Items:
-----
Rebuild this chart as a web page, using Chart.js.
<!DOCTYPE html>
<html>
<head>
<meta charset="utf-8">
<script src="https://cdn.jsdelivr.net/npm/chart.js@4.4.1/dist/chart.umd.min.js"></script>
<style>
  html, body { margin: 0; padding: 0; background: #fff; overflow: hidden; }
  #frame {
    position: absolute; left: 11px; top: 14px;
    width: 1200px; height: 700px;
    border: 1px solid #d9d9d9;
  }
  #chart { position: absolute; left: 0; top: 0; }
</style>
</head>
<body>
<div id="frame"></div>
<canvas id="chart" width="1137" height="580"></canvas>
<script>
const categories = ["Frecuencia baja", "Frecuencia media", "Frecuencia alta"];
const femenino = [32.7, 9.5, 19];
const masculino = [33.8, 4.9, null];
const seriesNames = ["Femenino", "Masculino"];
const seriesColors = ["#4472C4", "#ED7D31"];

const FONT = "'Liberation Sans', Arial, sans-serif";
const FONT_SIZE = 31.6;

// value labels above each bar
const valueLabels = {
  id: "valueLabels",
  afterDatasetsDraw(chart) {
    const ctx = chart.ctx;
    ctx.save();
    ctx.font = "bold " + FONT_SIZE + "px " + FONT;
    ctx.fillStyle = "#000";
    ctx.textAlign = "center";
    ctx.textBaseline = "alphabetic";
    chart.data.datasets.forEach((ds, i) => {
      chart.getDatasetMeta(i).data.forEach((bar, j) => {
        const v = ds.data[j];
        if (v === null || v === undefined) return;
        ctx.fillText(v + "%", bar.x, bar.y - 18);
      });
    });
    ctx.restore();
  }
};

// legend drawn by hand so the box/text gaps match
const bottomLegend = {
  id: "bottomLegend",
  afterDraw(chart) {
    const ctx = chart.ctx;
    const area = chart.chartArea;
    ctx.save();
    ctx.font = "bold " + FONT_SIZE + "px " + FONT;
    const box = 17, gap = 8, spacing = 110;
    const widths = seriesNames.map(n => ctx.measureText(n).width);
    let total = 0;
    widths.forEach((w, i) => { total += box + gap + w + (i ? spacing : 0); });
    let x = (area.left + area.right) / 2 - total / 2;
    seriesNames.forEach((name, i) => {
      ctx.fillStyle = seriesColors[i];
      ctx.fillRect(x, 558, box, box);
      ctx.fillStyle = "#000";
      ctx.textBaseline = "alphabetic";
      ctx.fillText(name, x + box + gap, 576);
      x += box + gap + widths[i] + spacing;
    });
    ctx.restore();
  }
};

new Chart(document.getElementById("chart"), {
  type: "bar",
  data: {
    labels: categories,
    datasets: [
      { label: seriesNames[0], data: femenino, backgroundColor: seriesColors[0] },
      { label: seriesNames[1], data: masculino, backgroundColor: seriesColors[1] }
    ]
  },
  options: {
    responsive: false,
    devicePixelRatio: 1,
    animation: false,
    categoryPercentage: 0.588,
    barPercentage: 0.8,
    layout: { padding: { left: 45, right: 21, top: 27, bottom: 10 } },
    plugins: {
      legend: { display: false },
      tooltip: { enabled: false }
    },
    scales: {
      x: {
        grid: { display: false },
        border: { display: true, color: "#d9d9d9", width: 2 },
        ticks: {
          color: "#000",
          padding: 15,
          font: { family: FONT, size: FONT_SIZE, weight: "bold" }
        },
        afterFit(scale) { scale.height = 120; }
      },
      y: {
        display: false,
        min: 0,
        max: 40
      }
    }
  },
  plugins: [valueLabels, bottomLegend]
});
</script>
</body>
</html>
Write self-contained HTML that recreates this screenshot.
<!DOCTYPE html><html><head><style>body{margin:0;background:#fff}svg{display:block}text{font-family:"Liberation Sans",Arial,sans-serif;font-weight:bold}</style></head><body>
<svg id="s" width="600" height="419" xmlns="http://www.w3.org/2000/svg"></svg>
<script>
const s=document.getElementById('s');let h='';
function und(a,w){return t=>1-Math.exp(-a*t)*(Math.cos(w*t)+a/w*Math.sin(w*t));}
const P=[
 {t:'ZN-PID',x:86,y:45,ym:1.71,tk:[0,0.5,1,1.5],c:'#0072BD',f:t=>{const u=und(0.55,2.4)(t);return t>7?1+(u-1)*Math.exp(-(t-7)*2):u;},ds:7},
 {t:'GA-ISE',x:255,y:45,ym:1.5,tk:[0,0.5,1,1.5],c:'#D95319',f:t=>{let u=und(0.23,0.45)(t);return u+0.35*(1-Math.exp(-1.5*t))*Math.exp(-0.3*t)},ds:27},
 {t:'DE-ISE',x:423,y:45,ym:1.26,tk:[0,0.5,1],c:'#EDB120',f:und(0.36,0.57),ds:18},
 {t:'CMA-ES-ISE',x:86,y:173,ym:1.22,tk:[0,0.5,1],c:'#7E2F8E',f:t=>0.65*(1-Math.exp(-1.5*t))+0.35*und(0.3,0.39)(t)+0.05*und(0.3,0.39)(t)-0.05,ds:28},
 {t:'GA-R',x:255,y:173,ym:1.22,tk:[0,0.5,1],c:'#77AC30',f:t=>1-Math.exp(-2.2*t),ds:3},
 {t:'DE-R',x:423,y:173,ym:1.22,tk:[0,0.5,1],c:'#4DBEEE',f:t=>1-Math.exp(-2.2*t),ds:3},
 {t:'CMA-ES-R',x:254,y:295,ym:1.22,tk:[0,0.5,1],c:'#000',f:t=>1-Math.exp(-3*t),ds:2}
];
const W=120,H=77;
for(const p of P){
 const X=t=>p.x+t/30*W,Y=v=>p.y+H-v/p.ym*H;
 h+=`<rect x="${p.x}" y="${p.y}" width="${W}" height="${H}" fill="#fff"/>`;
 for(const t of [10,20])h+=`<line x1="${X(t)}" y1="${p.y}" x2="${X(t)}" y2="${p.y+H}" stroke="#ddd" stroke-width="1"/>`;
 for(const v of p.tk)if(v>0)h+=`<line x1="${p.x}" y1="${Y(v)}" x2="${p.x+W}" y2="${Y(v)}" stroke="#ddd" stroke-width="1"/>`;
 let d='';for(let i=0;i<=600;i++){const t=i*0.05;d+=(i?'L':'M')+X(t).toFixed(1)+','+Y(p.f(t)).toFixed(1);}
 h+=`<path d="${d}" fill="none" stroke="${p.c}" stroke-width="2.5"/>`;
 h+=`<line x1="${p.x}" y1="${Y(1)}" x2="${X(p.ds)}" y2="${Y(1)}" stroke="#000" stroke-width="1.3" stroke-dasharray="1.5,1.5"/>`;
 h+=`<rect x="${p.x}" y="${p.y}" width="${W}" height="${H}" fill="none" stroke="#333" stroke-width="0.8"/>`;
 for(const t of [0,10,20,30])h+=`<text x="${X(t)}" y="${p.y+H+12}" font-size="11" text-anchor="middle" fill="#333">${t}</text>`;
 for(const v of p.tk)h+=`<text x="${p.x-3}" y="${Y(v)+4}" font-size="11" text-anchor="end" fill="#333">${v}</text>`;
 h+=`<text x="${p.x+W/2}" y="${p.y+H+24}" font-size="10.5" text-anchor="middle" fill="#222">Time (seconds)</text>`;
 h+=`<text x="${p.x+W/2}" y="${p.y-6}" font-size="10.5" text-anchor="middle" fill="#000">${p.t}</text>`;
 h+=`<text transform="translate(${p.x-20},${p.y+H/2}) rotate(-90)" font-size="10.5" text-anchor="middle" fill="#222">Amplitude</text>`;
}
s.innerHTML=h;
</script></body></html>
-----
What is needed: Print, unaltered, every line from the beginning of the material down to the line with "const FONT_SIZE = 31.6;".

Answer:
Rebuild this chart as a web page, using Chart.js.
<!DOCTYPE html>
<html>
<head>
<meta charset="utf-8">
<script src="https://cdn.jsdelivr.net/npm/chart.js@4.4.1/dist/chart.umd.min.js"></script>
<style>
  html, body { margin: 0; padding: 0; background: #fff; overflow: hidden; }
  #frame {
    position: absolute; left: 11px; top: 14px;
    width: 1200px; height: 700px;
    border: 1px solid #d9d9d9;
  }
  #chart { position: absolute; left: 0; top: 0; }
</style>
</head>
<body>
<div id="frame"></div>
<canvas id="chart" width="1137" height="580"></canvas>
<script>
const categories = ["Frecuencia baja", "Frecuencia media", "Frecuencia alta"];
const femenino = [32.7, 9.5, 19];
const masculino = [33.8, 4.9, null];
const seriesNames = ["Femenino", "Masculino"];
const seriesColors = ["#4472C4", "#ED7D31"];

const FONT = "'Liberation Sans', Arial, sans-serif";
const FONT_SIZE = 31.6;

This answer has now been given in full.